Coffee crunch: Weather, shipping woes cut crops, hike costs

Marvin G. Perez

The market for higher-end coffee just can't catch a break.

The world was already set for a shortfall of the arabica beans used in espressos and lattes this year because of a drought in Brazil, the biggest producer. Then shipping snags started wreaking havoc on supplies. Now, torrential rains are threatening crops in Colombia, the second-biggest grower. It all points to increased costs for coffee sellers including Starbucks Corp.

Customers wait for their order in their car at a Starbucks in Northbrook, Ill., Monday, March 16, 2020.

"Given the supply conditions, the market is vulnerable to a rally," said Hernando de la Roche, senior vice president for StoneX Financial Inc. in Miami.

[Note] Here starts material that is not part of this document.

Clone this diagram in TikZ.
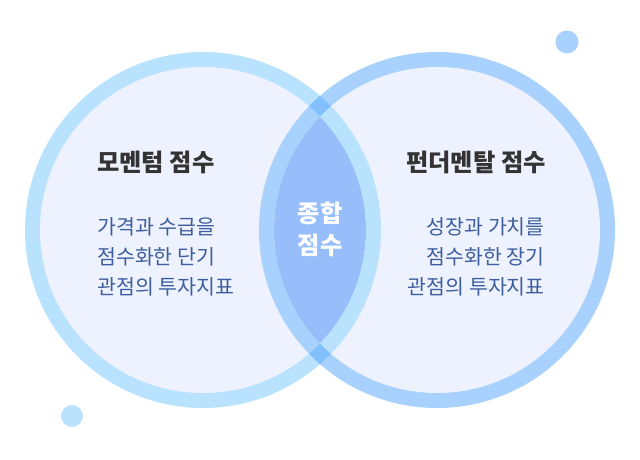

The coffee crunch is coming just as consumption is expected to rebound with COVID-19 restrictions easing and vaccinations encouraging people to leave their homes and increase spending. The strains in the arabica market show what's driving some of the food inflation that's already on the rise.

For now, roasters are drawing on inventories rather than raising prices, but the situation in South America is leaving the market with no room for error ahead of the upcoming frost season in Brazil, when severe cold temperatures between June and August can menace plantings. The global coffee deficit could amount to 10.7 million bags, according to Marex Spectron.

Futures in New York have risen 22% since the end of October. Premiums for Colombian coffee in the cash market are near the highest in a decade, partly helped by tight supplies in Central America.

Prices could rise quickly with further supply problems because commercial traders including exporters and roasters are holding large short positions and may need to exit those wagers, said de la Roche.

La Nina weather patterns have brought rainfall that's triple the average to growing regions in Colombia in the past two months, and it'll be just as wet for the next two weeks at least, according to Donald Keeney, senior meteorologist for Maxar Technologies Inc.

The "tail-end of La Nina has been virulent," Roberto Velez, chief executive officer of National Federation of Coffee Growers, said by phone from Bogota.

One of the major threats of the rains is leaf-rust, a fungus that has already caused billions of dollars in losses for growers, Velez said. About 15% of the nation's plantings are varieties susceptible to the disease.

Colombia's arabica output in the first half will be down about 500,000 bags from a year earlier at 6 million bags, and the second half will depend on how the main crop turns out, Velez said. A bag weighs 60 kilograms or 132 pounds.